#### Set problem
Pictures stay out of this copy, which runs from the first line of the material through the line containing "CX, CY, R = 247, 258, 238".

#### Material
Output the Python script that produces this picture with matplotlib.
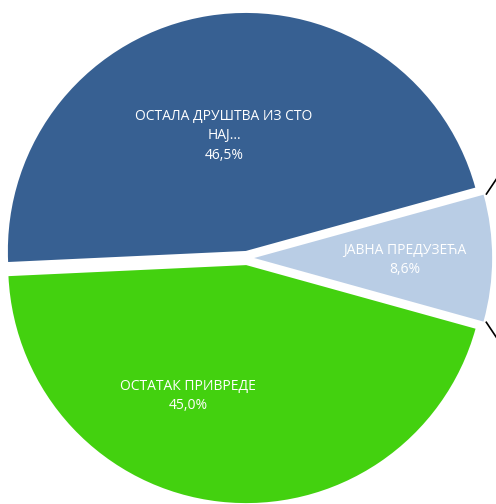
import numpy as np
import matplotlib
matplotlib.use('Agg')
import matplotlib.pyplot as plt

# slice data, in drawing order (counter-clockwise from the right)
labels = ['ЈАВНА ПРЕДУЗЕЋА', 'ОСТАЛА ДРУШТВА ИЗ СТО\nНАЈ...', 'ОСТАТАК ПРИВРЕДЕ']
shares = [8.6, 46.5, 45.0]
colors = ['#B9CDE5', '#376092', '#43D10F']

W, H = 496, 504
CX, CY, R = 247, 258, 238  # pie centre and radius in pixels


def px(x, y):
    # pixel position in the picture -> data coords of the pie
    return (x - CX) / R, (CY - y) / R


fig = plt.figure(figsize=(W / 100, H / 100), dpi=100)
ax = fig.add_axes([0, 0, 1, 1])

wedges, _ = ax.pie(shares, colors=colors, startangle=-15.5, explode=[0.03] * 3,
                   radius=1, wedgeprops=dict(linewidth=0))

ax.set_xlim(px(0, 0)[0], px(W, 0)[0])
ax.set_ylim(px(0, H)[1], px(0, 0)[1])
ax.set_aspect('equal')
ax.axis('off')

# leader lines sticking out at the corners of the small slice
sm = wedges[0]
for ang, sign in [(sm.theta2, 1), (sm.theta1, -1)]:
    x0 = sm.center[0] + np.cos(np.radians(ang)) + 0.01
    y0 = sm.center[1] + np.sin(np.radians(ang))
    ax.plot([x0, x0 + 0.06], [y0, y0 + sign * 0.09], color='black', lw=1.2,
            solid_capstyle='butt', clip_on=False)

pct = [f'{v:.1f}%'.replace('.', ',') for v in shares]
label_px = [(405, 260), (224, 136), (188, 396)]
for lab, p, (x, y) in zip(labels, pct, label_px):
    ax.text(*px(x, y), f'{lab}\n{p}', ha='center', va='center', color='white',
            fontsize=10, family='Open Sans', linespacing=1.42)

fig.savefig('out.png', dpi=100, facecolor='white')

#### Solved problem
Output the Python script that produces this picture with matplotlib.
import numpy as np
import matplotlib
matplotlib.use('Agg')
import matplotlib.pyplot as plt

# slice data, in drawing order (counter-clockwise from the right)
labels = ['ЈАВНА ПРЕДУЗЕЋА', 'ОСТАЛА ДРУШТВА ИЗ СТО\nНАЈ...', 'ОСТАТАК ПРИВРЕДЕ']
shares = [8.6, 46.5, 45.0]
colors = ['#B9CDE5', '#376092', '#43D10F']

W, H = 496, 504
CX, CY, R = 247, 258, 238  # pie centre and radius in pixels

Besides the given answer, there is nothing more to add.